STATED PROBLEM
Give nothing except the number of lines containing the word "with".

◆ ◆ ◆ ◆

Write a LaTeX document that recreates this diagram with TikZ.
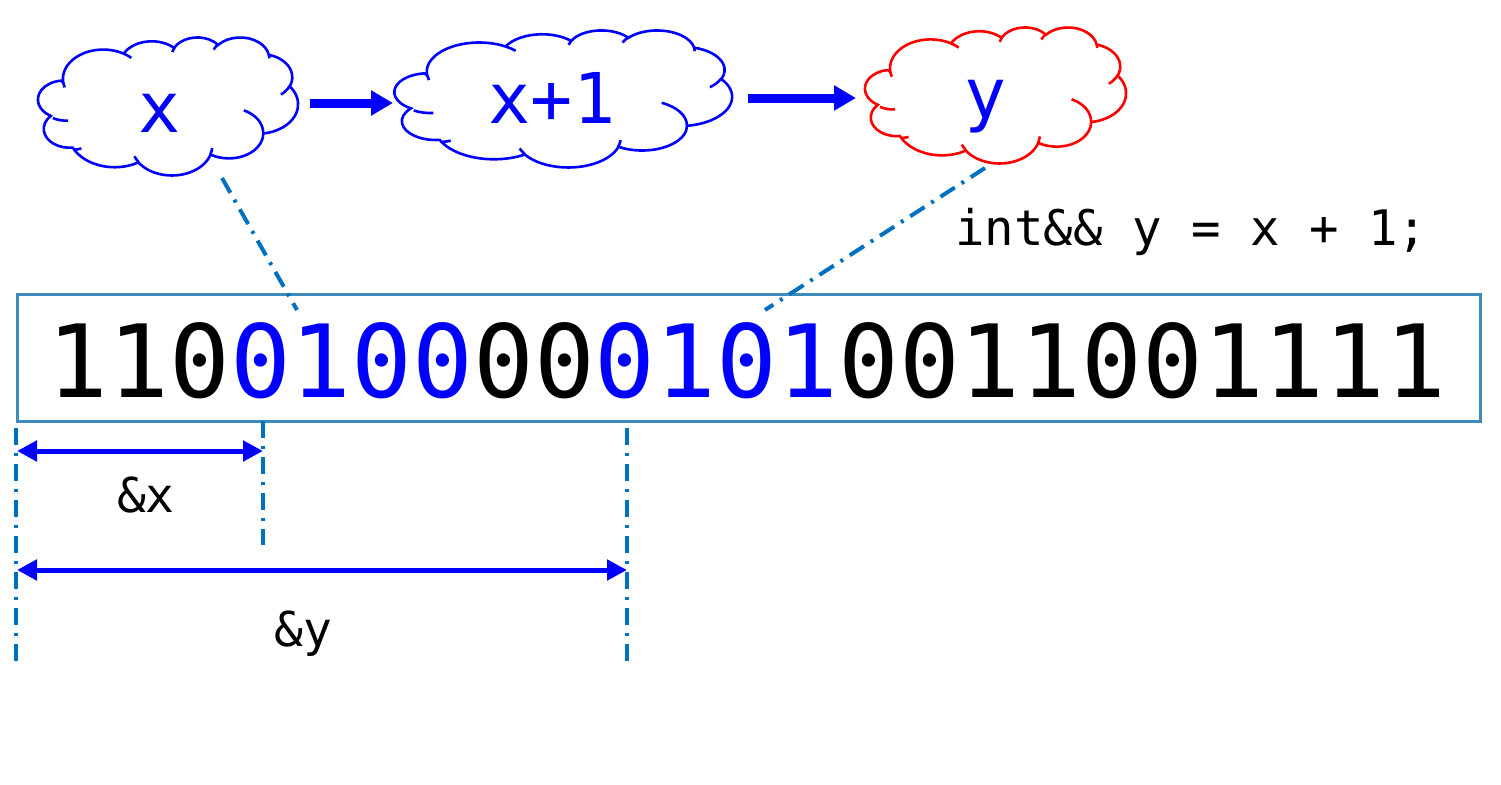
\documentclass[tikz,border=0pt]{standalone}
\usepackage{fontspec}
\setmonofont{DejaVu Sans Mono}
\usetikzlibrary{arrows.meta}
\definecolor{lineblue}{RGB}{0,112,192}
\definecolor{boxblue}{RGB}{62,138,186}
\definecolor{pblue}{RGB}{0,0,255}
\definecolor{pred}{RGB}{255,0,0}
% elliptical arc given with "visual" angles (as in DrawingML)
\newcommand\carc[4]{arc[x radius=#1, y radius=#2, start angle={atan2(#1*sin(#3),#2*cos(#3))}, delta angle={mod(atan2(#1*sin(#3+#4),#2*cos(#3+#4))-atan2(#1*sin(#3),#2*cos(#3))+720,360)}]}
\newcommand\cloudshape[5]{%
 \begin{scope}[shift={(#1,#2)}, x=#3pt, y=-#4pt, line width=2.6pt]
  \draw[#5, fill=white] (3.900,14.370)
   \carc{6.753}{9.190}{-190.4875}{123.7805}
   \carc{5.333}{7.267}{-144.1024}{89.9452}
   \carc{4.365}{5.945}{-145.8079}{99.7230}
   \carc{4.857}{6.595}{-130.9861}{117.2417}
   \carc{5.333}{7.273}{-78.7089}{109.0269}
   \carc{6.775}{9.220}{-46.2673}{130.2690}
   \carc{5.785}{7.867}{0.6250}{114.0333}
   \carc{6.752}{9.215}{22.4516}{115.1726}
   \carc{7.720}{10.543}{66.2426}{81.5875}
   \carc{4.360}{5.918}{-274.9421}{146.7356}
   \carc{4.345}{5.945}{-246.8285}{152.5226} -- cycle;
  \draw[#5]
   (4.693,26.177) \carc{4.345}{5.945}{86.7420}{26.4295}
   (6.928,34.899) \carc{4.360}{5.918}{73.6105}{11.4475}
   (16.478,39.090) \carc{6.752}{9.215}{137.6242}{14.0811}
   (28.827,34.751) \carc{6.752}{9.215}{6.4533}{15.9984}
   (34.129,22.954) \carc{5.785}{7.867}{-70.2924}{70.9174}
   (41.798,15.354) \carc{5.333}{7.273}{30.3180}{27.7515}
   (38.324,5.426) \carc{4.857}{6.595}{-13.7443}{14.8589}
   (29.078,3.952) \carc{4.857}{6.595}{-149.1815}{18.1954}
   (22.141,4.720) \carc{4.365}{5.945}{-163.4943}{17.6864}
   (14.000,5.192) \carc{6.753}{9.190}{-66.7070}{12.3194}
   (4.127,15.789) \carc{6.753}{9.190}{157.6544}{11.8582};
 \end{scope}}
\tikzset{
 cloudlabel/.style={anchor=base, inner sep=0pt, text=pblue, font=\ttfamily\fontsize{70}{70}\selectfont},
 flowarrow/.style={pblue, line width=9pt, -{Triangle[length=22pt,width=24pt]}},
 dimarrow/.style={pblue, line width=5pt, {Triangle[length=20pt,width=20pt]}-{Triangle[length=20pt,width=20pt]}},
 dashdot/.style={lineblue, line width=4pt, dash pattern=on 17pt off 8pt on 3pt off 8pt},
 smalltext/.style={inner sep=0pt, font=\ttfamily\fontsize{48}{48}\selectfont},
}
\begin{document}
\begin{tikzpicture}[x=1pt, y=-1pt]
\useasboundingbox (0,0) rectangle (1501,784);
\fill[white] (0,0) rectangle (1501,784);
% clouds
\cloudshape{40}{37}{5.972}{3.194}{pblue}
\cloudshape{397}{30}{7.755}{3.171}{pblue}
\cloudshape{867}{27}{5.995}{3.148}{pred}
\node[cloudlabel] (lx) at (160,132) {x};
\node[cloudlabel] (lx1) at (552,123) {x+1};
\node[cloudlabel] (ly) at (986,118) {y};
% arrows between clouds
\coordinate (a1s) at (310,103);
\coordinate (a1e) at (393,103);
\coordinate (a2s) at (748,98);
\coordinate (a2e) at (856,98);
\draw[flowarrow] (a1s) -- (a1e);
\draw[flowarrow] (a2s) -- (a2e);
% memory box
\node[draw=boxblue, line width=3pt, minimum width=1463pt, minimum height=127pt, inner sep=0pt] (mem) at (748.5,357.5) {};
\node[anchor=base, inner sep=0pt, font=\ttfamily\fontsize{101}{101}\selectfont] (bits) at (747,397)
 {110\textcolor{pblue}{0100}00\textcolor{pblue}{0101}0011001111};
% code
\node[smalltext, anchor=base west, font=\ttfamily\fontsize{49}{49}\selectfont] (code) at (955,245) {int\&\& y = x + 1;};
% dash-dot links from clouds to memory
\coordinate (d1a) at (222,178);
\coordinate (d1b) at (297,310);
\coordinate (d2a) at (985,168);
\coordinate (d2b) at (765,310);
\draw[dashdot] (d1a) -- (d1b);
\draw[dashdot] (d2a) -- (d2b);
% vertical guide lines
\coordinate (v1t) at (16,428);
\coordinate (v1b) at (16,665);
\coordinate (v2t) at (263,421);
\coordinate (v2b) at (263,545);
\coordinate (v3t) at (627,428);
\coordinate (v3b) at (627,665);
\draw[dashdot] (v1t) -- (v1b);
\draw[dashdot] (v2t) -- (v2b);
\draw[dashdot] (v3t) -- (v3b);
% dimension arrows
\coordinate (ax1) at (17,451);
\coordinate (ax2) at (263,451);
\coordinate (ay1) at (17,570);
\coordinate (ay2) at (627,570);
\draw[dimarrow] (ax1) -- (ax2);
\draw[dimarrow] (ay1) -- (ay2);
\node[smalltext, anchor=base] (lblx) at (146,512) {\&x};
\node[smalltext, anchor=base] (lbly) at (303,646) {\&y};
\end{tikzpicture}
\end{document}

◆ ◆ ◆ ◆

FINISHED ANSWER
2